Saturday, April 20, 2024

Parties file trial brief in FELA case against Union Pacific

The parties gearing up for a damages-only trial of an Arkansas man's suit against Union Pacific Railroad Company have filed briefs and motions in limine.

Plaintiff Phillip Charles Roberts originally won half of a $500,000 verdict in his suit against the railroad in 2009.

Roberts sued Union Pacific on claims that the railroad violated the Federal Employers Liability Act by failing to address a telephone wire along railroad tracks near Wood River.

Roberts tripped over the wire and alleges he injured his lower back.

Union Pacific pointed to the North Little Rock, Ark. resident's own negligence as the source of the injury.

The trial featured a number of interruptions from a power outage to a collapsing juror.

The suit's 2009 jury concluded that Roberts was 50 percent liable for his injury and reduced the award to $250,000.

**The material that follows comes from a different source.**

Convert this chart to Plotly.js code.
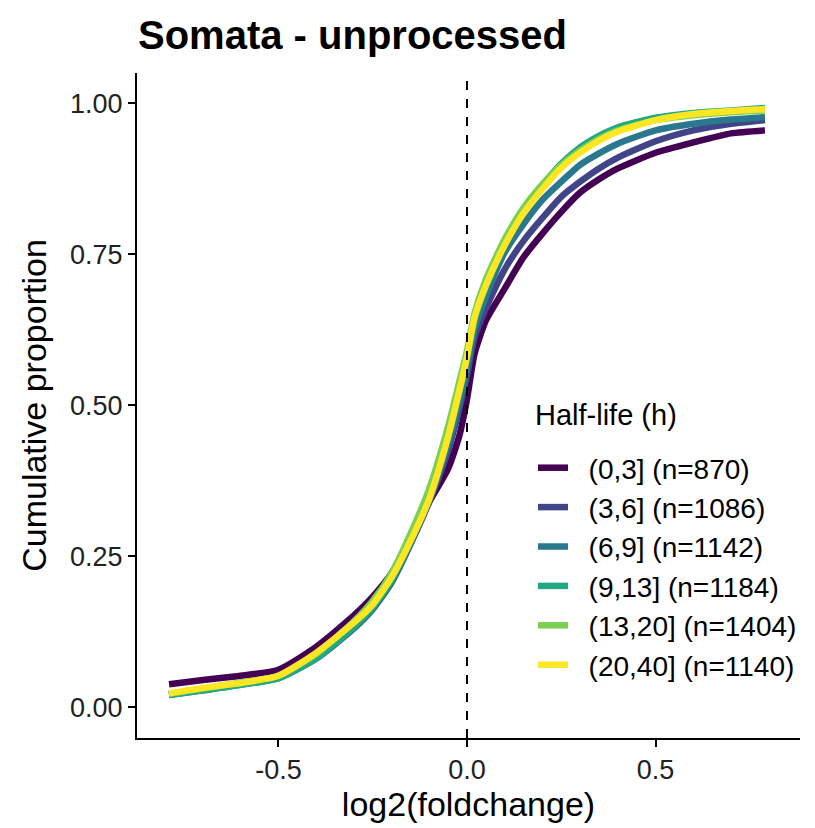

Both sides asked Madison County Circuit Judge Dennis Ruth for a new trial on the damages.

Ruth granted that move and the damages trial is currently set for May 16 at 9 a.m.

In the plaintiff's April 8 trial brief, Roberts discusses the applicable federal law and a recent United State Supreme Court ruling that allows for the consideration of future inflation as well as future employment and other damages issues.

The plaintiff has also filed a motion in limine that seeks to bar Union Pacific from using his employment application with the defendant as evidence.

According to the April 8 brief in support of that motion, Roberts contends he mistakenly wrote that he graduated from high school on that application when he did not.

"Although applications contain an apparent mistake with respect to Plaintiff's level of education, such is irrelevant to any issue in this FELA case and it should be excluded," the brief reads. "Defendant may offer the evidence to suggest that Plaintiff would have never been hired absent mistakes on his application regarding his educational background.

"Defendant should be precluded from making any such argument . . . That is Defendant had Plaintiff's employment application since he applied and never took any remedial action as a result of his answers. Only now, after years of Plaintiff's service and after he was severely injured on-the-job, would Defendant seek to play such a hand when faced with substantial liability."

The plaintiff also has a general motion in limine pending related to the trial.

The defendants filed their response in opposition to the trial brief April 26.

In that reply, the railroad takes issue with what it claims is the plaintiff ignoring its defendants, the plaintiff's contributory negligence and other issues related to damages.

Daniel Francis represents Roberts.

Thomas Jones and Harlan Harla represent Union Pacific.

The case is Madison case number 07-L-906.